Could Aircraft Carriers Soon Become Obsolete?
By William Tucker
Contributor, In Homeland Security
During a visit to the aircraft carrier USS Theodore Roosevelt, then-President Bill Clinton remarked, “When word of a crisis breaks out in Washington, it’s no accident that the first question that comes to everyone’s lips is: ‘Where’s the nearest carrier?’”
It’s noteworthy that Clinton made the remark aboard a ship named after Roosevelt, who previously served as Undersecretary of the Navy. Roosevelt also wrote the classic “The Naval War of 1812.”
Roosevelt was a contemporary of Alfred Thayer Mahan, a naval strategist and the author of “The Influence of Sea Power upon History,” an important and transformative work that is still relevant today. Mahan and Roosevelt might not have considered the use of aircraft in naval strategy when they penned their famous works.
However, it is safe to say that both would have immediately recognized the value of the modern aircraft carrier, or supercarrier as Nimitz and Ford class carriers are often called. Some contemporary strategists, however, argue that the aircraft carrier is, or soon will be, obsolete.
This argument is hardly novel. It has come up once or twice a decade for the past 30 years.
So it is not an argument that we can easily dismiss. For instance, the new USS Gerald R. Ford has been heavily criticized for cost overruns and numerous untested technologies.
Aircraft Carriers Are Large, Easily Engaged Targets in Combat
When it comes to combat use, carriers are lamented as large, easily engaged targets. Indeed, the development of anti-ship ballistic missiles (ASBMs) by several U.S. adversaries – including China – has led some naval authorities to question whether carriers would be effective in combat, given their huge size as well as the scope of China’s anti-access and area denial approach to the East and South China Seas. Furthermore, critics argue, small-deck carriers similar to amphibious assault ships would allow the Navy to station more vessels in more places.

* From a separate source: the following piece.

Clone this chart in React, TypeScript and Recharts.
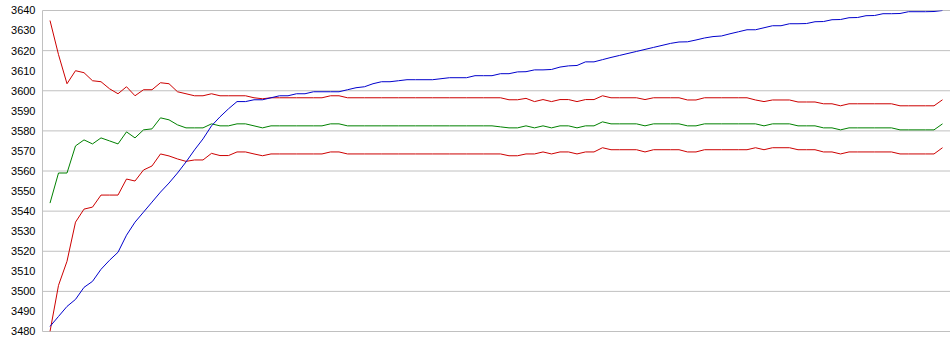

Although these are sound arguments, the modern U.S. supercarrier remains unmatched by any adversarial navy. In fact, China launched just its second aircraft carrier in April 2017. That vessel was constructed based on an inadequate design that was rendered obsolete nearly 40 years ago. By comparison, it would take three carriers of the China design to match the power capabilities of one U.S. supercarrier.
Writing in The Cipher Brief, Admiral James Winnefeld, former vice chairman of the Joint Chiefs of Staff, defended the current U.S. carriers by dispelling some myths about targeting. He also deftly handled other criticisms of the program.
US Aircraft Carriers Can Stay on Station Longer than Proposed Light Carriers
Perhaps the most notable point of Winnefeld’s article is the ability of a U.S. carrier to stay on station longer than any proposed light carrier model. It also can protect more aircraft with munitions and maintain a higher operational speed.
Winnefeld goes on to assert that due to an aircraft carrier’s deck size, it “can generate more wind over the deck in calm conditions” as opposed to smaller vessels. As a result, it is easier for heavier aircraft carrying more fuel and ordnance to fly off current carriers, while amphibious assault ships, light carriers and helicopter carriers can’t come close to matching that capability.
Winnefeld addressed the alleged vulnerability of the Nimitz and Ford class aircraft carriers by saying that both classes have active and passive defensive measures that continually improve. In most instances, these carriers also have escorts that cover a substantial array of threats over equally impressive large bodies of water.
Carriers also can operate far from their aircrafts’ targets. In other words, they can detect a missile launch early enough to move out of the way of several different types of ASBMs. When their movement is insufficient, the carriers have modern missile defenses.
Majority of Operation Iraqi Freedom Defense Sorties Used Aircraft Carriers
To put this standoff distance in perspective, over 90% of the sorties flown in the early stages of Operation Iraqi Freedom were launched from carriers. More recently, the initial airstrikes targeting ISIS in Iraq and Syria were launched at sea.
Large carriers are also difficult to spot and target. Their ability to operate from such long standoff distances only adds to this capability. Unlike smaller, conventionally powered carriers, U.S. supercarriers need less-frequent refueling and do not need a flotilla of support ships. It’s also worth noting, however, that large groups of naval vessels are easier to locate.
Aircraft Carriers Unlikely to Become Obsolete
All told, the U.S. has a large investment in the current Nimitz and Ford carrier classes. It is therefore unlikely that the Pentagon will shift gears by replacing these assets. All of the perceived vulnerabilities and high costs of the current carrier classes can be offset over time.
Indeed, modern aircraft carriers are expected to last 12 presidential administrations. These carriers have demonstrated an impressive ability to adapt not only to new threats, but also to successive changes in policy.